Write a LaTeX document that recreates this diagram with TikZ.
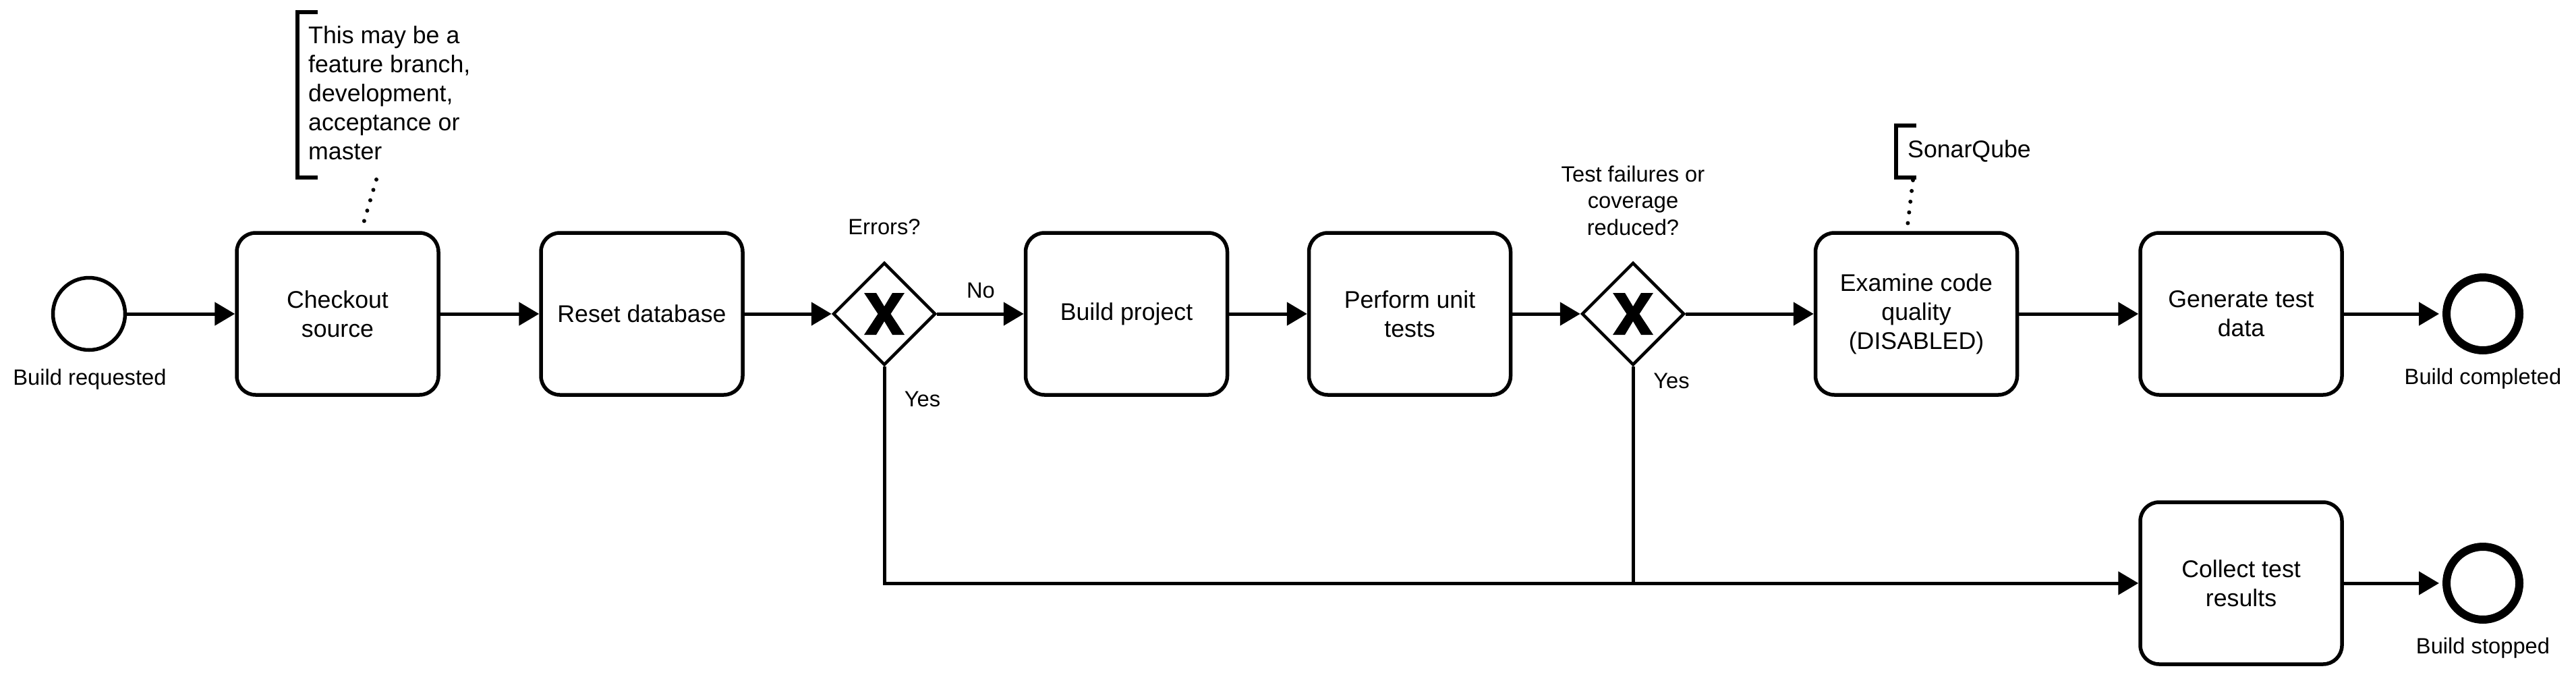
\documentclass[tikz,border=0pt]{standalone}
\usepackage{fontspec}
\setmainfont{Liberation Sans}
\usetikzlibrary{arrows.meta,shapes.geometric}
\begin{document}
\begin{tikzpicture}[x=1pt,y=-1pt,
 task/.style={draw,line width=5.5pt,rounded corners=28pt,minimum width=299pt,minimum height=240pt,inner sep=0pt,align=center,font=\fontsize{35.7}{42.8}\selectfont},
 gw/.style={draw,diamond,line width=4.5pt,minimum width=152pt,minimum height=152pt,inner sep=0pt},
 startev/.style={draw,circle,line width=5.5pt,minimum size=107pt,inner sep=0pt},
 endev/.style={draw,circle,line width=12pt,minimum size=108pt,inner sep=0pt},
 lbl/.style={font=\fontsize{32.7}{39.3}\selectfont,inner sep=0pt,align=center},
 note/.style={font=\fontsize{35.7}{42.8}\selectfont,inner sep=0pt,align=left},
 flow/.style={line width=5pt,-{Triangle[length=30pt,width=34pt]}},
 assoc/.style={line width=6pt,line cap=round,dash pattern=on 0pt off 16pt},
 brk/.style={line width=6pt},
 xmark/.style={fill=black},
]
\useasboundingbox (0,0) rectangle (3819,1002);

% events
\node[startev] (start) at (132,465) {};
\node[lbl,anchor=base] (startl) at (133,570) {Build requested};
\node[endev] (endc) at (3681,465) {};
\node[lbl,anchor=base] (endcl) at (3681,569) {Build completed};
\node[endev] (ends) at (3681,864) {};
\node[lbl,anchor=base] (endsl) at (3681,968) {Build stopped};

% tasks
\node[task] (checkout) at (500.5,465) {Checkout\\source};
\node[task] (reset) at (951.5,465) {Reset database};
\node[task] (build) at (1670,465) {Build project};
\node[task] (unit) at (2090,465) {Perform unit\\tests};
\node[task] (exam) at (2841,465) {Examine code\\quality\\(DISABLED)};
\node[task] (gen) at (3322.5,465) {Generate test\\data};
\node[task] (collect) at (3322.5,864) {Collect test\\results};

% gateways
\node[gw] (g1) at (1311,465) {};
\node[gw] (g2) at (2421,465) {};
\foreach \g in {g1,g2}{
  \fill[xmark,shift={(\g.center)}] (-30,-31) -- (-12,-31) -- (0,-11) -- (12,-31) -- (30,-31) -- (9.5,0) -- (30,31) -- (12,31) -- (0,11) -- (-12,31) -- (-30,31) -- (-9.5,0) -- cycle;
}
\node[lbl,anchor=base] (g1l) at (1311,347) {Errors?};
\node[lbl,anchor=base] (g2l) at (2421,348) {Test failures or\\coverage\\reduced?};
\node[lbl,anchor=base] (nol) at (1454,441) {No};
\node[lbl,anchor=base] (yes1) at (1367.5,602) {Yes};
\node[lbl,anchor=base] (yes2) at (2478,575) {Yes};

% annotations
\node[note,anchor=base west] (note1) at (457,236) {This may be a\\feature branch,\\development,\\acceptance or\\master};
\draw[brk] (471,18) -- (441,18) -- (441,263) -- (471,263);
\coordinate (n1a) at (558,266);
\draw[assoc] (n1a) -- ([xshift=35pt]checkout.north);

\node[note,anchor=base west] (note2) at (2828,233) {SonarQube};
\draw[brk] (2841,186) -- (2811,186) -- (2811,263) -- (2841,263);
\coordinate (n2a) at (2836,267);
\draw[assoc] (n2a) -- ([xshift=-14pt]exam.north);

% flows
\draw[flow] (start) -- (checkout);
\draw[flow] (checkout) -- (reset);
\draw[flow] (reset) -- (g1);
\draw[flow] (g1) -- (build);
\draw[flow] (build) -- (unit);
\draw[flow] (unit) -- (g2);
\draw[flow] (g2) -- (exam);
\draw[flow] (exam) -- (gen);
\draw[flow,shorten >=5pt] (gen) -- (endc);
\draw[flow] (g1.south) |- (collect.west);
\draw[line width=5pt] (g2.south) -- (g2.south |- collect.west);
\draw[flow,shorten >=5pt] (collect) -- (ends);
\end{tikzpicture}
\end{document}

------------------------------

**Exercise objective:**
Restate exactly, please, only the lines between the start of the data and the line containing "(0,0) rectangle (3819,1002);", both ends included, skipping the pictures.

**Correct result:**
Write a LaTeX document that recreates this diagram with TikZ.
\documentclass[tikz,border=0pt]{standalone}
\usepackage{fontspec}
\setmainfont{Liberation Sans}
\usetikzlibrary{arrows.meta,shapes.geometric}
\begin{document}
\begin{tikzpicture}[x=1pt,y=-1pt,
 task/.style={draw,line width=5.5pt,rounded corners=28pt,minimum width=299pt,minimum height=240pt,inner sep=0pt,align=center,font=\fontsize{35.7}{42.8}\selectfont},
 gw/.style={draw,diamond,line width=4.5pt,minimum width=152pt,minimum height=152pt,inner sep=0pt},
 startev/.style={draw,circle,line width=5.5pt,minimum size=107pt,inner sep=0pt},
 endev/.style={draw,circle,line width=12pt,minimum size=108pt,inner sep=0pt},
 lbl/.style={font=\fontsize{32.7}{39.3}\selectfont,inner sep=0pt,align=center},
 note/.style={font=\fontsize{35.7}{42.8}\selectfont,inner sep=0pt,align=left},
 flow/.style={line width=5pt,-{Triangle[length=30pt,width=34pt]}},
 assoc/.style={line width=6pt,line cap=round,dash pattern=on 0pt off 16pt},
 brk/.style={line width=6pt},
 xmark/.style={fill=black},
]
\useasboundingbox (0,0) rectangle (3819,1002);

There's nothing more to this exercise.